▶ WRITTEN INSTRUCTION: Nothing in the data should change when you return it, but leave the pictures out.

Entries with chart source code
########
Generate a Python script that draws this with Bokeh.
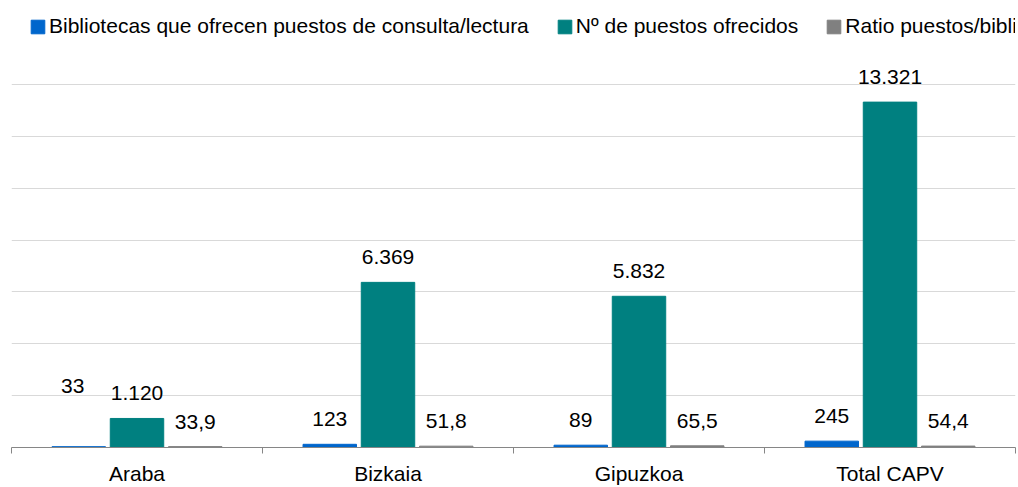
from bokeh.plotting import figure
from bokeh.models import (Range1d, FixedTicker, Legend, LegendItem, ColumnDataSource,
                          LinearAxis, Grid)
from bokeh.embed import file_html
from bokeh.resources import INLINE
from bokeh.core.properties import value

# ---------------- data ----------------
categories = ["Araba", "Bizkaia", "Gipuzkoa", "Total CAPV"]
bibliotecas = [33, 123, 89, 245]
puestos = [1120, 6369, 5832, 13321]
ratio = [33.9, 51.8, 65.5, 54.4]
series_names = ["Bibliotecas que ofrecen puestos de consulta/lectura",
                "Nº de puestos ofrecidos",
                "Ratio puestos/biblioteca"]
grid_values = [2000, 4000, 6000, 8000, 10000, 12000, 14000]

# ---------------- style ----------------
FONT = "Liberation Sans"
colors = ["#0066CC", "#008080", "#808080"]
dodge = [-0.232, 0.0, 0.232]
bar_width = 0.213
label_dy = -25


def fmt_int(v):
    return f"{v:,}".replace(",", ".")


def fmt_dec(v):
    return f"{v:.1f}".replace(".", ",")


series_values = [bibliotecas, puestos, ratio]
series_fmt = [fmt_int, fmt_int, fmt_dec]
# manual label nudges (series index, category index) -> (dx, dy) in px
label_nudges = {(0, 0): (-6, -36)}

p = figure(width=1018, height=487,
           x_range=Range1d(0, 4), y_range=Range1d(0, 17240),
           x_axis_location=None, y_axis_location=None,
           output_backend="svg", toolbar_location=None,
           min_border_left=11, min_border_right=3, min_border_top=0, min_border_bottom=0)
p.outline_line_color = None
p.grid.visible = False
p.background_fill_color = "white"
p.border_fill_color = "white"

p.add_layout(Grid(dimension=1, ticker=FixedTicker(ticks=grid_values),
                  grid_line_color="#d9d9d9", grid_line_width=1), "center")

centers = [i + 0.5 for i in range(len(categories))]
bounds = [float(i) for i in range(len(categories) + 1)]

xaxis = LinearAxis(ticker=FixedTicker(ticks=centers, minor_ticks=bounds),
                   major_label_overrides={c: n for c, n in zip(centers, categories)},
                   major_tick_out=0, major_tick_in=0,
                   minor_tick_out=6, minor_tick_in=0,
                   axis_line_color="#868686", minor_tick_line_color="#868686",
                   major_label_text_font=FONT, major_label_text_font_size="21px",
                   major_label_text_color="#000000", major_label_standoff=8)
p.add_layout(xaxis, "below")

items = []
for s, (vals, name, col, dx, fmt) in enumerate(zip(series_values, series_names, colors, dodge, series_fmt)):
    xs = [c + dx for c in centers]
    xo = [label_nudges.get((s, i), (0, 0))[0] for i in range(len(vals))]
    yo = [label_dy + label_nudges.get((s, i), (0, 0))[1] for i in range(len(vals))]
    src = ColumnDataSource(dict(x=xs, top=vals, lab=[fmt(v) for v in vals], xo=xo, yo=yo))
    r = p.vbar(x="x", top="top", width=bar_width, source=src,
               fill_color=col, line_color=col, line_width=1)
    p.text(x="x", y="top", text="lab", source=src, x_offset="xo", y_offset="yo",
           text_align="center", text_baseline="alphabetic",
           text_font=value(FONT), text_font_size="21px", text_color="#000000")
    items.append(LegendItem(label=name, renderers=[r]))

legend = Legend(items=items, location=(18, 409), orientation="horizontal",
                glyph_width=17, glyph_height=17, label_standoff=3, spacing=27,
                padding=0, margin=0, border_line_color=None, background_fill_alpha=0,
                label_text_font=FONT, label_text_font_size="21px", label_text_color="#000000")
p.add_layout(legend, "center")

open("out.html", "w").write(file_html(p, INLINE))
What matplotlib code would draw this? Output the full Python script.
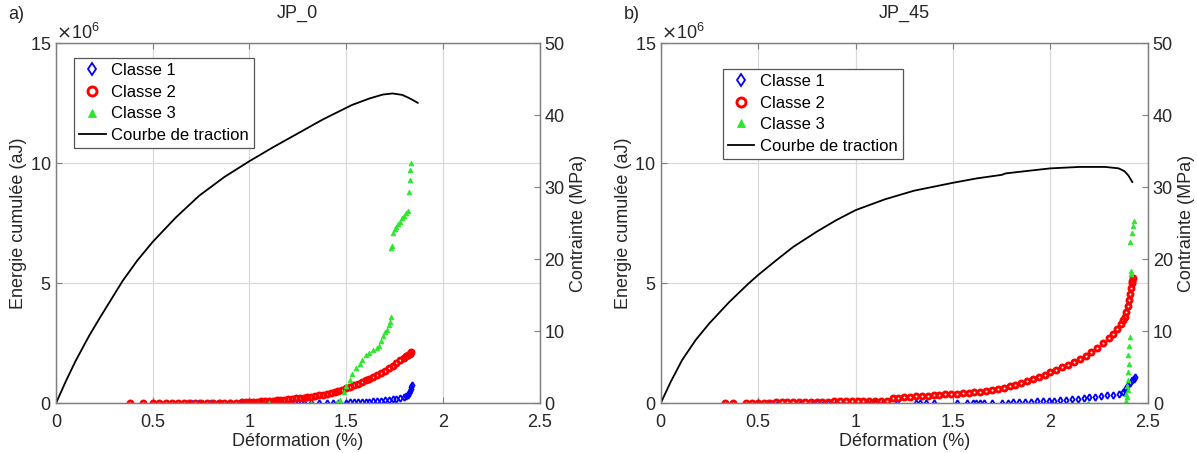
########
▶ TASK ANSWER:
Generate a Python script that draws this with Bokeh.
from bokeh.plotting import figure
from bokeh.models import (Range1d, FixedTicker, Legend, LegendItem, ColumnDataSource,
                          LinearAxis, Grid)
from bokeh.embed import file_html
from bokeh.resources import INLINE
from bokeh.core.properties import value

# ---------------- data ----------------
categories = ["Araba", "Bizkaia", "Gipuzkoa", "Total CAPV"]
bibliotecas = [33, 123, 89, 245]
puestos = [1120, 6369, 5832, 13321]
ratio = [33.9, 51.8, 65.5, 54.4]
series_names = ["Bibliotecas que ofrecen puestos de consulta/lectura",
                "Nº de puestos ofrecidos",
                "Ratio puestos/biblioteca"]
grid_values = [2000, 4000, 6000, 8000, 10000, 12000, 14000]

# ---------------- style ----------------
FONT = "Liberation Sans"
colors = ["#0066CC", "#008080", "#808080"]
dodge = [-0.232, 0.0, 0.232]
bar_width = 0.213
label_dy = -25


def fmt_int(v):
    return f"{v:,}".replace(",", ".")


def fmt_dec(v):
    return f"{v:.1f}".replace(".", ",")


series_values = [bibliotecas, puestos, ratio]
series_fmt = [fmt_int, fmt_int, fmt_dec]
# manual label nudges (series index, category index) -> (dx, dy) in px
label_nudges = {(0, 0): (-6, -36)}

p = figure(width=1018, height=487,
           x_range=Range1d(0, 4), y_range=Range1d(0, 17240),
           x_axis_location=None, y_axis_location=None,
           output_backend="svg", toolbar_location=None,
           min_border_left=11, min_border_right=3, min_border_top=0, min_border_bottom=0)
p.outline_line_color = None
p.grid.visible = False
p.background_fill_color = "white"
p.border_fill_color = "white"

p.add_layout(Grid(dimension=1, ticker=FixedTicker(ticks=grid_values),
                  grid_line_color="#d9d9d9", grid_line_width=1), "center")

centers = [i + 0.5 for i in range(len(categories))]
bounds = [float(i) for i in range(len(categories) + 1)]

xaxis = LinearAxis(ticker=FixedTicker(ticks=centers, minor_ticks=bounds),
                   major_label_overrides={c: n for c, n in zip(centers, categories)},
                   major_tick_out=0, major_tick_in=0,
                   minor_tick_out=6, minor_tick_in=0,
                   axis_line_color="#868686", minor_tick_line_color="#868686",
                   major_label_text_font=FONT, major_label_text_font_size="21px",
                   major_label_text_color="#000000", major_label_standoff=8)
p.add_layout(xaxis, "below")

items = []
for s, (vals, name, col, dx, fmt) in enumerate(zip(series_values, series_names, colors, dodge, series_fmt)):
    xs = [c + dx for c in centers]
    xo = [label_nudges.get((s, i), (0, 0))[0] for i in range(len(vals))]
    yo = [label_dy + label_nudges.get((s, i), (0, 0))[1] for i in range(len(vals))]
    src = ColumnDataSource(dict(x=xs, top=vals, lab=[fmt(v) for v in vals], xo=xo, yo=yo))
    r = p.vbar(x="x", top="top", width=bar_width, source=src,
               fill_color=col, line_color=col, line_width=1)
    p.text(x="x", y="top", text="lab", source=src, x_offset="xo", y_offset="yo",
           text_align="center", text_baseline="alphabetic",
           text_font=value(FONT), text_font_size="21px", text_color="#000000")
    items.append(LegendItem(label=name, renderers=[r]))

legend = Legend(items=items, location=(18, 409), orientation="horizontal",
                glyph_width=17, glyph_height=17, label_standoff=3, spacing=27,
                padding=0, margin=0, border_line_color=None, background_fill_alpha=0,
                label_text_font=FONT, label_text_font_size="21px", label_text_color="#000000")
p.add_layout(legend, "center")

open("out.html", "w").write(file_html(p, INLINE))
What matplotlib code would draw this? Output the full Python script.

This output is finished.